I made a mention of full frame as a reference point for what exactly micro 4/3 is. Quite simply full frame is a sensor in the same form factor as traditional 35mm film. As you can see above there are a variety of sensor sizes available on which micro 4/3 is the first of the “big” sensors. For two sensors of the same resolution the larger sensor will have larger pixels and if all else is equal this will directly translate into improved performance regarding low light. The counterpoint to this is that larger sensors simply cost more as they take more silicon, this is part of why micro 4/3 and APS-C/H cameras generally cost less than their full frame counterparts.
I could probably write an entire article on lenses alone. And Pocketables will be looking at lenses indepenent of cameras in the future since micro 4/3 has a massive array available to it. Although “Young” in the sense that micro 4/3 hasn’t been around as long as some cannon or nikon systems(which date to the 1980’s for electronic variants) the standard has been around for 10 years offering time for a still growing variety to be made avilable. An incomplete list is available online. For our review of the E1 Sigma was nice enough to provide both a 19mm and 30mm lens. I also sourced a 35mm manual lens from meike.

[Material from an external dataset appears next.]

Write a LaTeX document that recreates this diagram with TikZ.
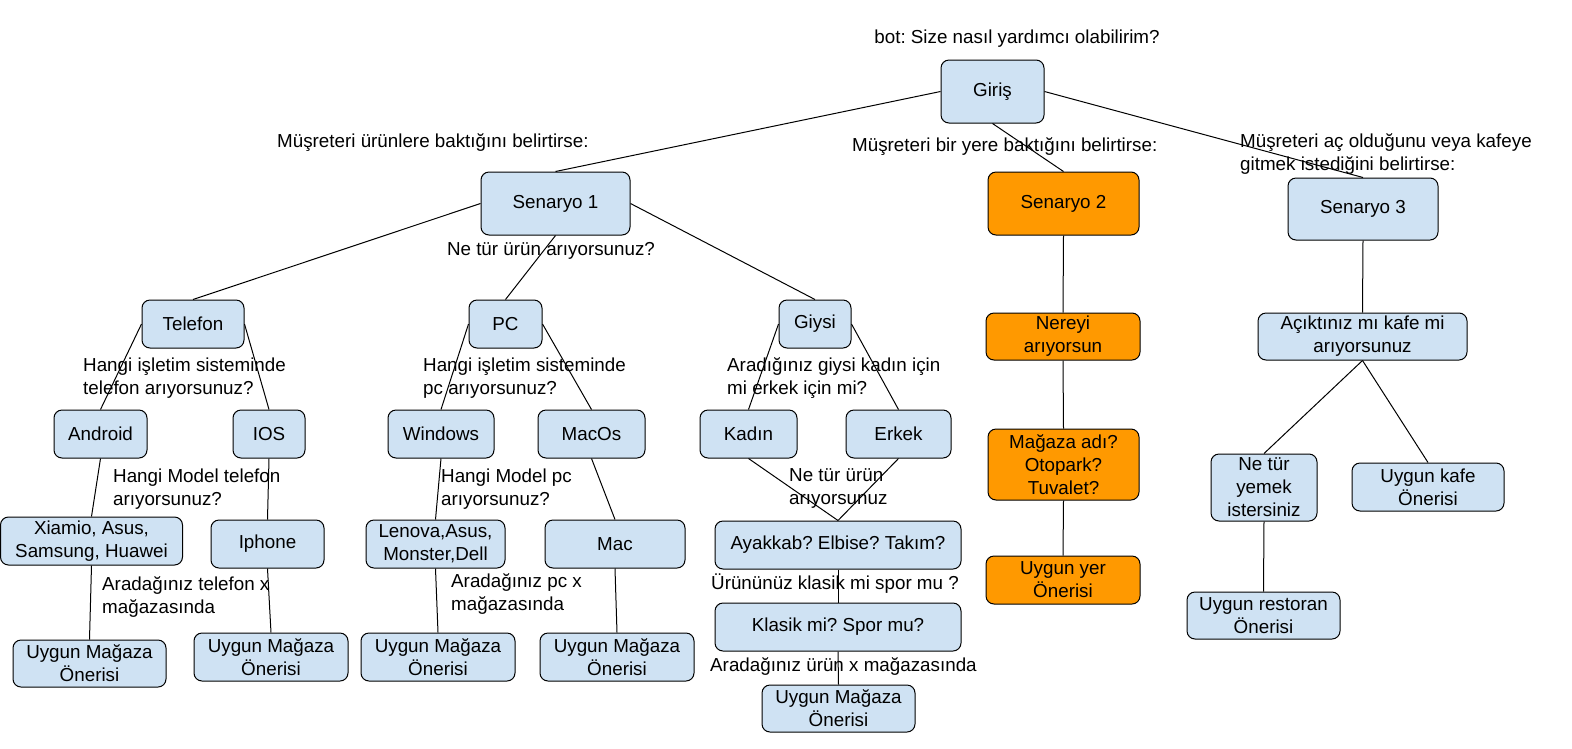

Although not built for it the E1 does take excellent photos. This is one area however where it’s small size is to its detriment. Electronic lenses, like the ones sigma sent us don’t have on lens focal length control leaving the user to go through the menus which although functional are slower than a dial. Manual lenses like the meike do help avoid this. The presented sample photos are outdoor sets with a variety of depths presented. These were taken using the Sigma 19mm and 30mm lens as the Meike lense did not arrive in time for testing.
Video is the E1’s bread and butter. Unlike photos video is exactly what it’s built for. I took advantage of it’s wireless capabilities to put it up on a mono pod 10′ in the air and take some panning videos across the landscape while I was on vacation. The electronic capabilities of the sigma lenses were a massive advantage here as I could make adjustments without bringing it back down to tweak. Although the video is clear you can see one hole in the feature set of the E1 being any lack of in body stabilization. This can be compensated for with some lenses, Panasonic in particular makes lenses with stabilization built in.
What about that bitrate?
This is honestly the biggest current weakness of the E1. It’s reliance on microSD storage media and usage of a UHS-I cards limits it to 104MB/s per the bus with a practical limit of 90MB/s for most cards. Possibly to avoid running into that(or due to other concerns) the highest bitrate the E1 can manage is 60Mbps. That’s a lot lower than professional gear which can easy reach bitrates of 300-400Mbps if not much higher for 4k formats like CinemaDNG or Prores. Youtube(where a lot of people using the z-cam E1 are likely to upload their footage anyway) suggests upload settings of 35-45 Mbps for video under 30fps and 53-68 Mbps for 4k footage topping out at 60fps. Since the E1 doesn’t shoot HDR(most stuff doesn’t) we’re not going to worry about the HDR bitrates. With the E1 peaking at 30fps 4k while we still want a higher bitrate it shouldn’t hurt it if you use it properly.
There’s an APP!
The app provided for the E1 is nothing short of amazing. With complete control over every setting on the camera as well as a live stream of what it’s seeing via WiFi. I’ll apologize for the gallery size but basically everything you could think of. Various video modes up to Cinema 4k and down to 384p240 and important steps in between including 4k30, 1080p60 and 720p240 for slow motion. Shutter angle for controlling flicker and options for color like Log are available. I could probably write an article of it’s own going over everything that’s in the app but suffice to say every lever you could think to tweak is in there somewhere. It is stable and in general well laid out save for hiding the iso(something I hope gets corrected in an update soon)
Simply put for anyone that needs a step above what their phone is capable of. Without breaking the bank purchasing professional grade equipment the E1 is an excellent step. For people who may move into higher grades of production later one the E1 shares it’s lens system with popular cameras from Olympus, Panasonic and Black Magic as well as others allowing the reuse of lenses, and continued use of the E1 as a secondary camera. Still photos although a weakness due to limited controls are still more than competent on the E1 once again managing to put phones to shame. Electronic lenses are great for remote work, and the ones Sigma lent us were absolutely fantastic. However manual ones are far more convenient for “run and gun” usage. At 250 on B&H or slightly more on amazon for the offered features it’s an absolute steal.